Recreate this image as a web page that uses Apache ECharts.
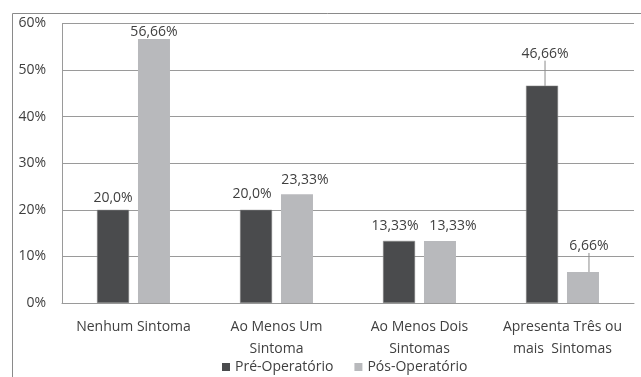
<!DOCTYPE html>
<html><head><meta charset="utf-8">
<script src="https://cdn.jsdelivr.net/npm/echarts@6/dist/echarts.min.js"></script>
<style>html,body{margin:0;padding:0;background:#fff}#c{width:641px;height:377px}</style>
</head><body><div id="c"></div>
<script>
var categories = ['Nenhum Sintoma', 'Ao Menos Um\nSintoma', 'Ao Menos Dois\nSintomas', 'Apresenta Três ou\nmais  Sintomas'];
var seriesNames = ['Pré-Operatório', 'Pós-Operatório'];
var preValues = [20, 20, 13.33, 46.66];
var posValues = [56.66, 23.33, 13.33, 6.66];
var preLabels = ['20,0%', '20,0%', '13,33%', '46,66%'];
var posLabels = ['56,66%', '23,33%', '13,33%', '6,66%'];
var yTicks = [0, 10, 20, 30, 40, 50, 60];

var FONT = '"Open Sans", sans-serif';
var TXT = '#404040';

// label nudges (Excel-style manual placement)
var preShift = [[0, 0], [-4, -4], [-4, -3], [3, -20]];
var posShift = [[0, 5], [8, -2], [13, -3], [6, -14]];

function mk(values, labels, moved) {
  return values.map(function (v, i) {
    var d = { value: v, label: { formatter: labels[i] } };
    if (moved[i]) d.labelLine = { show: true, lineStyle: { color: '#8c8c8c', width: 1 } };
    return d;
  });
}

var chart = echarts.init(document.getElementById('c'), null, { renderer: 'canvas' });
chart.setOption({
  animation: false,
  textStyle: { fontFamily: FONT },
  graphic: [{
    type: 'rect', shape: { x: 12.5, y: 13.5, width: 700, height: 400 },
    style: { fill: 'none', stroke: '#8a8a8a', lineWidth: 1 }, silent: true, z: -1
  }],
  grid: { left: 62, right: 7, top: 23.5, bottom: 74 },
  legend: {
    top: 360, left: 222, padding: 0, icon: 'rect', itemWidth: 8, itemHeight: 8, itemGap: 21,
    itemStyle: { borderWidth: 0 },
    textStyle: { fontFamily: FONT, fontSize: 14, color: TXT, padding: [0, 0, 0, 0] },
    data: seriesNames
  },
  xAxis: {
    type: 'category', data: categories,
    axisLine: { show: true, lineStyle: { color: '#9a9a9a' } },
    axisTick: { show: false },
    axisLabel: { interval: 0, margin: 13, fontFamily: FONT, fontSize: 14, color: TXT, lineHeight: 22 }
  },
  yAxis: {
    type: 'value', min: yTicks[0], max: yTicks[yTicks.length - 1], interval: 10,
    axisLine: { show: true, lineStyle: { color: '#9a9a9a' } },
    axisTick: { show: false },
    splitLine: { lineStyle: { color: '#9a9a9a' } },
    axisLabel: { margin: 16, fontFamily: FONT, fontSize: 14, color: TXT, formatter: '{value}%' }
  },
  series: [{
    name: seriesNames[0], type: 'bar', barWidth: 32, barGap: '28%',
    itemStyle: { color: '#4a4b4d', borderColor: '#8a8a8a', borderWidth: 0.5 },
    label: { show: true, position: 'top', distance: 5, fontFamily: FONT, fontSize: 14, color: TXT },
    labelLayout: function (p) { var s = preShift[p.dataIndex]; return { dx: s[0], dy: s[1] }; },
    data: mk(preValues, preLabels, [false, false, false, true])
  }, {
    name: seriesNames[1], type: 'bar', barWidth: 32,
    itemStyle: { color: '#b8b9bc' },
    label: { show: true, position: 'top', distance: 5, fontFamily: FONT, fontSize: 14, color: TXT },
    labelLayout: function (p) { var s = posShift[p.dataIndex]; return { dx: s[0], dy: s[1] }; },
    data: mk(posValues, posLabels, [false, false, false, true])
  }]
});
</script></body></html>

○ ○ ○ ○ ○

> **GIVEN INSTRUCTION**:
Give back every line exactly as it stands, pictures excluded.

> **EXERCISE RESULT**:
Recreate this image as a web page that uses Apache ECharts.
<!DOCTYPE html>
<html><head><meta charset="utf-8">
<script src="https://cdn.jsdelivr.net/npm/echarts@6/dist/echarts.min.js"></script>
<style>html,body{margin:0;padding:0;background:#fff}#c{width:641px;height:377px}</style>
</head><body><div id="c"></div>
<script>
var categories = ['Nenhum Sintoma', 'Ao Menos Um\nSintoma', 'Ao Menos Dois\nSintomas', 'Apresenta Três ou\nmais  Sintomas'];
var seriesNames = ['Pré-Operatório', 'Pós-Operatório'];
var preValues = [20, 20, 13.33, 46.66];
var posValues = [56.66, 23.33, 13.33, 6.66];
var preLabels = ['20,0%', '20,0%', '13,33%', '46,66%'];
var posLabels = ['56,66%', '23,33%', '13,33%', '6,66%'];
var yTicks = [0, 10, 20, 30, 40, 50, 60];

var FONT = '"Open Sans", sans-serif';
var TXT = '#404040';

// label nudges (Excel-style manual placement)
var preShift = [[0, 0], [-4, -4], [-4, -3], [3, -20]];
var posShift = [[0, 5], [8, -2], [13, -3], [6, -14]];

function mk(values, labels, moved) {
  return values.map(function (v, i) {
    var d = { value: v, label: { formatter: labels[i] } };
    if (moved[i]) d.labelLine = { show: true, lineStyle: { color: '#8c8c8c', width: 1 } };
    return d;
  });
}

var chart = echarts.init(document.getElementById('c'), null, { renderer: 'canvas' });
chart.setOption({
  animation: false,
  textStyle: { fontFamily: FONT },
  graphic: [{
    type: 'rect', shape: { x: 12.5, y: 13.5, width: 700, height: 400 },
    style: { fill: 'none', stroke: '#8a8a8a', lineWidth: 1 }, silent: true, z: -1
  }],
  grid: { left: 62, right: 7, top: 23.5, bottom: 74 },
  legend: {
    top: 360, left: 222, padding: 0, icon: 'rect', itemWidth: 8, itemHeight: 8, itemGap: 21,
    itemStyle: { borderWidth: 0 },
    textStyle: { fontFamily: FONT, fontSize: 14, color: TXT, padding: [0, 0, 0, 0] },
    data: seriesNames
  },
  xAxis: {
    type: 'category', data: categories,
    axisLine: { show: true, lineStyle: { color: '#9a9a9a' } },
    axisTick: { show: false },
    axisLabel: { interval: 0, margin: 13, fontFamily: FONT, fontSize: 14, color: TXT, lineHeight: 22 }
  },
  yAxis: {
    type: 'value', min: yTicks[0], max: yTicks[yTicks.length - 1], interval: 10,
    axisLine: { show: true, lineStyle: { color: '#9a9a9a' } },
    axisTick: { show: false },
    splitLine: { lineStyle: { color: '#9a9a9a' } },
    axisLabel: { margin: 16, fontFamily: FONT, fontSize: 14, color: TXT, formatter: '{value}%' }
  },
  series: [{
    name: seriesNames[0], type: 'bar', barWidth: 32, barGap: '28%',
    itemStyle: { color: '#4a4b4d', borderColor: '#8a8a8a', borderWidth: 0.5 },
    label: { show: true, position: 'top', distance: 5, fontFamily: FONT, fontSize: 14, color: TXT },
    labelLayout: function (p) { var s = preShift[p.dataIndex]; return { dx: s[0], dy: s[1] }; },
    data: mk(preValues, preLabels, [false, false, false, true])
  }, {
    name: seriesNames[1], type: 'bar', barWidth: 32,
    itemStyle: { color: '#b8b9bc' },
    label: { show: true, position: 'top', distance: 5, fontFamily: FONT, fontSize: 14, color: TXT },
    labelLayout: function (p) { var s = posShift[p.dataIndex]; return { dx: s[0], dy: s[1] }; },
    data: mk(posValues, posLabels, [false, false, false, true])
  }]
});
</script></body></html>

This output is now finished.